WHAT TO DO
Render the following material again verbatim, leaving nothing out.

AVAILABLE DATA

--------------------

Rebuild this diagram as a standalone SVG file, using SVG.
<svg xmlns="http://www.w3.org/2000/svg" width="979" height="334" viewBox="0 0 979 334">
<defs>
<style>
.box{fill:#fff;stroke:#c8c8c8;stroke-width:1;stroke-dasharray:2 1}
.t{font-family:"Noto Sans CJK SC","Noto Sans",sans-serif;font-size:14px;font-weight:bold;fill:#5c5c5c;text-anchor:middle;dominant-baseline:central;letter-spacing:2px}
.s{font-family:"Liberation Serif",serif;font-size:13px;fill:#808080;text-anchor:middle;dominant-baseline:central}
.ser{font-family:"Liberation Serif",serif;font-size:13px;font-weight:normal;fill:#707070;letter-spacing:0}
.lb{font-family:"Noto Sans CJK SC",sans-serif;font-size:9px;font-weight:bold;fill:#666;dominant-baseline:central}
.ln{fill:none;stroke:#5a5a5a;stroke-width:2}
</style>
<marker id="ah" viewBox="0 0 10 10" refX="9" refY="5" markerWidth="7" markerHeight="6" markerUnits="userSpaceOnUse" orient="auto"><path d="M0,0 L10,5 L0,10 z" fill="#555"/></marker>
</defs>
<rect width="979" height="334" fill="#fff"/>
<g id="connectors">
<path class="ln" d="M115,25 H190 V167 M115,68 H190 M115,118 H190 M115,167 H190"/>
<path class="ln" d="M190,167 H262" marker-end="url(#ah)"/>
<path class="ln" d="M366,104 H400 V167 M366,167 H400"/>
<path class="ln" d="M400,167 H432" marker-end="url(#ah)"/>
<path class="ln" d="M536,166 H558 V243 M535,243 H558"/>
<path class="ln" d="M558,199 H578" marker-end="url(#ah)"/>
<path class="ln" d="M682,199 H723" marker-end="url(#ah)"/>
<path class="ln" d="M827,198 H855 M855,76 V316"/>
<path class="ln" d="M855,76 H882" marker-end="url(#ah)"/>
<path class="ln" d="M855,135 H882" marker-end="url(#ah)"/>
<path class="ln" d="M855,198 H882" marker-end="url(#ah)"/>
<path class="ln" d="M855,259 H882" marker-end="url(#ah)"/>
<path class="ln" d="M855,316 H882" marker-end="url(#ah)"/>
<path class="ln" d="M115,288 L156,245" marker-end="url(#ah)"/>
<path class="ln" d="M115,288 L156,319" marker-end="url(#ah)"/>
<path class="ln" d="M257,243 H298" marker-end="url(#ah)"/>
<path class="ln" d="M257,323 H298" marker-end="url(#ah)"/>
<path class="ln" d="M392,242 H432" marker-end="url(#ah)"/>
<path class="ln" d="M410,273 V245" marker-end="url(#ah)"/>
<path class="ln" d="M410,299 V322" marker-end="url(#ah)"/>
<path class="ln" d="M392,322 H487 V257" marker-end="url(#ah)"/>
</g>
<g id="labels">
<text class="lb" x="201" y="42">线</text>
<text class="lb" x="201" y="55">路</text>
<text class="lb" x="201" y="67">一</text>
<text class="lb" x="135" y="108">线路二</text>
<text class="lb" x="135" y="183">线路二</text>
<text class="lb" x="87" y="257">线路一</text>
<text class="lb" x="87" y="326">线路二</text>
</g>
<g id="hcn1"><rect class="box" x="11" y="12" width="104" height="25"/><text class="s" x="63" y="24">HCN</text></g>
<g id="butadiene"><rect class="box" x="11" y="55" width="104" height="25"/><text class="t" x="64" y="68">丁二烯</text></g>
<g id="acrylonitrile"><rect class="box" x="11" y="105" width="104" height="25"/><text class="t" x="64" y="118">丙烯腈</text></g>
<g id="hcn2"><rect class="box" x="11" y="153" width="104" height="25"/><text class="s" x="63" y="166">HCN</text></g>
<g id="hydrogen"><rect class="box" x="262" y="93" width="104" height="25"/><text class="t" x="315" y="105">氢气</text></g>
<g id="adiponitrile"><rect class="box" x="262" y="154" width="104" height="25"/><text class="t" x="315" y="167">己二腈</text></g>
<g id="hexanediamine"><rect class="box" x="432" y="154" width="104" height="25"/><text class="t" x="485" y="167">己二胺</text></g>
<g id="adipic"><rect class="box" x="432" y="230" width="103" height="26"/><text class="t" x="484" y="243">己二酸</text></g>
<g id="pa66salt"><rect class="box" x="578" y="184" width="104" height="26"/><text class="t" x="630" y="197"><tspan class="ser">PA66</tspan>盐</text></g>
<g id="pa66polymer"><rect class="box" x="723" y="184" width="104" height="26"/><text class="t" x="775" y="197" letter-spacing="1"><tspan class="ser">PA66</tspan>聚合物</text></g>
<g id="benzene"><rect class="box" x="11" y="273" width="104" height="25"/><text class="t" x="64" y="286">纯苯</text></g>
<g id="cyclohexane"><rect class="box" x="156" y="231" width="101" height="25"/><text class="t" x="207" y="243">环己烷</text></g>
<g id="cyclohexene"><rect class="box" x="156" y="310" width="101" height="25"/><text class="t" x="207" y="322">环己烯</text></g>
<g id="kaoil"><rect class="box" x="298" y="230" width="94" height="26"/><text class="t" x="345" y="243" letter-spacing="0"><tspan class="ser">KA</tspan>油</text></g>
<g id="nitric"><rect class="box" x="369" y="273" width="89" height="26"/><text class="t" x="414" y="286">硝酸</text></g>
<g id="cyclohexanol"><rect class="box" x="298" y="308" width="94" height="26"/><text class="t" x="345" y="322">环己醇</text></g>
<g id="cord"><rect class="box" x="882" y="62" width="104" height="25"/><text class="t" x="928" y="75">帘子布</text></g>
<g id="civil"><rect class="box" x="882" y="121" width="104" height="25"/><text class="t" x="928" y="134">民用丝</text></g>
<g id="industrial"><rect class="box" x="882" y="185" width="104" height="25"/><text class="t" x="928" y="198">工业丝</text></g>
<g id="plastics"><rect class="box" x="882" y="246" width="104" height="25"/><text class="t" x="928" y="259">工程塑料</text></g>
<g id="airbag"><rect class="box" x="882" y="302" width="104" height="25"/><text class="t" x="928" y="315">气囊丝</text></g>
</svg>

--------------------

RESULT OF THIS TASK
Rebuild this diagram as a standalone SVG file, using SVG.
<svg xmlns="http://www.w3.org/2000/svg" width="979" height="334" viewBox="0 0 979 334">
<defs>
<style>
.box{fill:#fff;stroke:#c8c8c8;stroke-width:1;stroke-dasharray:2 1}
.t{font-family:"Noto Sans CJK SC","Noto Sans",sans-serif;font-size:14px;font-weight:bold;fill:#5c5c5c;text-anchor:middle;dominant-baseline:central;letter-spacing:2px}
.s{font-family:"Liberation Serif",serif;font-size:13px;fill:#808080;text-anchor:middle;dominant-baseline:central}
.ser{font-family:"Liberation Serif",serif;font-size:13px;font-weight:normal;fill:#707070;letter-spacing:0}
.lb{font-family:"Noto Sans CJK SC",sans-serif;font-size:9px;font-weight:bold;fill:#666;dominant-baseline:central}
.ln{fill:none;stroke:#5a5a5a;stroke-width:2}
</style>
<marker id="ah" viewBox="0 0 10 10" refX="9" refY="5" markerWidth="7" markerHeight="6" markerUnits="userSpaceOnUse" orient="auto"><path d="M0,0 L10,5 L0,10 z" fill="#555"/></marker>
</defs>
<rect width="979" height="334" fill="#fff"/>
<g id="connectors">
<path class="ln" d="M115,25 H190 V167 M115,68 H190 M115,118 H190 M115,167 H190"/>
<path class="ln" d="M190,167 H262" marker-end="url(#ah)"/>
<path class="ln" d="M366,104 H400 V167 M366,167 H400"/>
<path class="ln" d="M400,167 H432" marker-end="url(#ah)"/>
<path class="ln" d="M536,166 H558 V243 M535,243 H558"/>
<path class="ln" d="M558,199 H578" marker-end="url(#ah)"/>
<path class="ln" d="M682,199 H723" marker-end="url(#ah)"/>
<path class="ln" d="M827,198 H855 M855,76 V316"/>
<path class="ln" d="M855,76 H882" marker-end="url(#ah)"/>
<path class="ln" d="M855,135 H882" marker-end="url(#ah)"/>
<path class="ln" d="M855,198 H882" marker-end="url(#ah)"/>
<path class="ln" d="M855,259 H882" marker-end="url(#ah)"/>
<path class="ln" d="M855,316 H882" marker-end="url(#ah)"/>
<path class="ln" d="M115,288 L156,245" marker-end="url(#ah)"/>
<path class="ln" d="M115,288 L156,319" marker-end="url(#ah)"/>
<path class="ln" d="M257,243 H298" marker-end="url(#ah)"/>
<path class="ln" d="M257,323 H298" marker-end="url(#ah)"/>
<path class="ln" d="M392,242 H432" marker-end="url(#ah)"/>
<path class="ln" d="M410,273 V245" marker-end="url(#ah)"/>
<path class="ln" d="M410,299 V322" marker-end="url(#ah)"/>
<path class="ln" d="M392,322 H487 V257" marker-end="url(#ah)"/>
</g>
<g id="labels">
<text class="lb" x="201" y="42">线</text>
<text class="lb" x="201" y="55">路</text>
<text class="lb" x="201" y="67">一</text>
<text class="lb" x="135" y="108">线路二</text>
<text class="lb" x="135" y="183">线路二</text>
<text class="lb" x="87" y="257">线路一</text>
<text class="lb" x="87" y="326">线路二</text>
</g>
<g id="hcn1"><rect class="box" x="11" y="12" width="104" height="25"/><text class="s" x="63" y="24">HCN</text></g>
<g id="butadiene"><rect class="box" x="11" y="55" width="104" height="25"/><text class="t" x="64" y="68">丁二烯</text></g>
<g id="acrylonitrile"><rect class="box" x="11" y="105" width="104" height="25"/><text class="t" x="64" y="118">丙烯腈</text></g>
<g id="hcn2"><rect class="box" x="11" y="153" width="104" height="25"/><text class="s" x="63" y="166">HCN</text></g>
<g id="hydrogen"><rect class="box" x="262" y="93" width="104" height="25"/><text class="t" x="315" y="105">氢气</text></g>
<g id="adiponitrile"><rect class="box" x="262" y="154" width="104" height="25"/><text class="t" x="315" y="167">己二腈</text></g>
<g id="hexanediamine"><rect class="box" x="432" y="154" width="104" height="25"/><text class="t" x="485" y="167">己二胺</text></g>
<g id="adipic"><rect class="box" x="432" y="230" width="103" height="26"/><text class="t" x="484" y="243">己二酸</text></g>
<g id="pa66salt"><rect class="box" x="578" y="184" width="104" height="26"/><text class="t" x="630" y="197"><tspan class="ser">PA66</tspan>盐</text></g>
<g id="pa66polymer"><rect class="box" x="723" y="184" width="104" height="26"/><text class="t" x="775" y="197" letter-spacing="1"><tspan class="ser">PA66</tspan>聚合物</text></g>
<g id="benzene"><rect class="box" x="11" y="273" width="104" height="25"/><text class="t" x="64" y="286">纯苯</text></g>
<g id="cyclohexane"><rect class="box" x="156" y="231" width="101" height="25"/><text class="t" x="207" y="243">环己烷</text></g>
<g id="cyclohexene"><rect class="box" x="156" y="310" width="101" height="25"/><text class="t" x="207" y="322">环己烯</text></g>
<g id="kaoil"><rect class="box" x="298" y="230" width="94" height="26"/><text class="t" x="345" y="243" letter-spacing="0"><tspan class="ser">KA</tspan>油</text></g>
<g id="nitric"><rect class="box" x="369" y="273" width="89" height="26"/><text class="t" x="414" y="286">硝酸</text></g>
<g id="cyclohexanol"><rect class="box" x="298" y="308" width="94" height="26"/><text class="t" x="345" y="322">环己醇</text></g>
<g id="cord"><rect class="box" x="882" y="62" width="104" height="25"/><text class="t" x="928" y="75">帘子布</text></g>
<g id="civil"><rect class="box" x="882" y="121" width="104" height="25"/><text class="t" x="928" y="134">民用丝</text></g>
<g id="industrial"><rect class="box" x="882" y="185" width="104" height="25"/><text class="t" x="928" y="198">工业丝</text></g>
<g id="plastics"><rect class="box" x="882" y="246" width="104" height="25"/><text class="t" x="928" y="259">工程塑料</text></g>
<g id="airbag"><rect class="box" x="882" y="302" width="104" height="25"/><text class="t" x="928" y="315">气囊丝</text></g>
</svg>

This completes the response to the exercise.